The remains of my supper were promptly given to Riccon and Nat, who ate it down in four quick bites. I sat still on my log while the rest of the family consumed their meals, scraping the porridge from the bowl as if it were a rich cream pudding. Still we remained seated outside, but I did not question. I felt I had acted poorly about the supper and was ashamed—of that, of my accent, my manner, my clothes. There was no end to my current shame, and as apology or perhaps as penance, I sat in silence.

When the night grew darker I calmed somewhat, sensing some safety in not being seen. After a time I noticed Bess at my elbow, clutching tightly to a crude wooden poppet, no more than a stick with two knobs for arms. I coaxed her in silence to let me see it, and when she did I brought forth my handkerchief, resolving to give it up for this girl.

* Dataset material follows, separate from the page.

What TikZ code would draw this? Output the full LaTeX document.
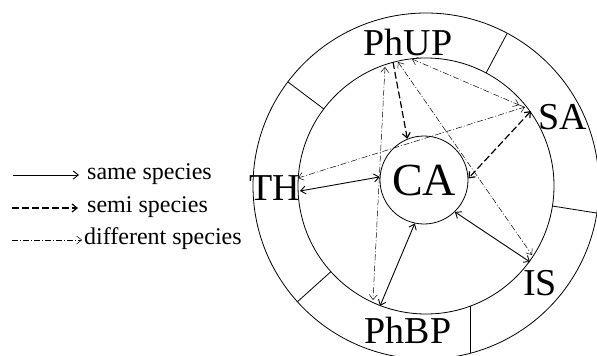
\documentclass[tikz,border=0pt]{standalone}
\usepackage{fontspec}
\setmainfont{Liberation Serif}
\usetikzlibrary{arrows.meta}

\tikzset{
  lbl/.style={font=\fontsize{38}{40}\selectfont, inner sep=0pt},
  legtext/.style={font=\fontsize{24}{26}\selectfont, inner sep=0pt, anchor=west},
  same/.style={line width=0.9pt},
  semi/.style={line width=1.2pt, dash pattern=on 7pt off 3pt},
  diff/.style={line width=0.5pt, dash pattern=on 6pt off 2pt on 1pt off 2pt},
}

\begin{document}
\begin{tikzpicture}[x=1pt,y=-1pt,>={Straight Barb[length=5pt,width=8pt]}]
      \useasboundingbox (0,0) rectangle (597,356);

      % rings
      \coordinate (O) at (426,186);
      \draw[line width=0.8pt] (O) circle[radius=173];
      \draw[line width=0.8pt] (O) circle[radius=128];
      \foreach \a in {-143,-62,9,138}
        \draw[line width=0.8pt] (O) ++(\a:128) -- ++(\a:45);
      \draw[line width=0.6pt] (470,306.2) -- (470,353.3);

      % labels
      \node[draw, circle, line width=0.8pt, minimum size=88pt, inner sep=0pt,
            font=\fontsize{46}{50}\selectfont] (CA) at (424,180) {CA};
      \node[lbl] (PhUP) at (408,43) {PhUP};
      \node[lbl] (SA) at (563,117) {SA};
      \node[lbl] (IS) at (540,283) {IS};
      \node[lbl] (PhBP) at (408,330) {PhBP};
      \node[lbl] (TH) at (275,188) {TH};

      % end points on the inner ring
      \coordinate (THa) at (300,191);
      \coordinate (THb) at (298,178);
      \coordinate (UPa) at (385,67);
      \coordinate (UPb) at (393,62);
      \coordinate (UPc) at (398,62);
      \coordinate (UPd) at (412,59);
      \coordinate (SAa) at (519,105);
      \coordinate (SAb) at (525,107);
      \coordinate (SAc) at (531,111);
      \coordinate (ISa) at (530,262);
      \coordinate (ISb) at (532,255);
      \coordinate (BPa) at (373,300);
      \coordinate (BPb) at (380,306);

      % same species
      \draw[same,<->] (THa) -- (CA.176);
      \draw[same,<->] (CA.-102) -- (BPb);
      \draw[same,<->] (CA.-46) -- (ISa);
      % semi species
      \draw[semi,->] (UPb) -- (CA.112);
      \draw[semi,<->] (SAc) -- (CA.2);
      % different species
      \draw[diff,<->] (UPd) -- (SAa);
      \draw[diff,<->] (THb) -- (SAb);
      \draw[diff,<->] (UPc) -- (ISb);
      \draw[diff,<->] (UPa) -- (BPa);

      % legend
      \node[legtext] (same) at (87,174) {same species};
      \node[legtext] (semi) at (87,207) {semi species};
      \node[legtext] (diff) at (84,239) {different species};
      \draw[same,->] ([xshift=-74pt,yshift=-1pt]same.west) -- ([xshift=-8pt,yshift=-1pt]same.west);
      \draw[semi,->] ([xshift=-75pt,yshift=-1pt]semi.west) -- ([xshift=-9pt,yshift=-1pt]semi.west);
      \draw[diff,->] ([xshift=-72pt,yshift=-1pt]diff.west) -- ([xshift=-2pt,yshift=-1pt]diff.west);
  \end{tikzpicture}
\end{document}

In those days I carried my needle and thread always about me for embroidering, and these I fished out together with my small eating knife. Working in silence, since I feared, for some reason, to let the others know what I did, I cut the linen and fashioned a gown. The sleeves and skirt I stitched tight with thread and with quick stitches I gave the shift a silken girdle, blue on white.

All the while I was working, Bess stood close by, watching my hands in awe and silence. At last it was done, and I handed the poppet back to her mistress, pleased with this project as I had not been pleased with any in years. Bess clasped it to her with shining eyes and did not stray from my side again all that night or the following morning.

A
T LAST
A
NNIE SAID
it was time to retire, and I rose, grateful, for I was chilled to the bone. Her mother went in and lighted a lamp, and Annie bid me follow as well. When I passed through the door, I saw for myself why we had stayed outside as long as we could, for within the house was cramped and dark, filled with smoke from the fire, fumes from the tallow lamp, and the scent of dampness.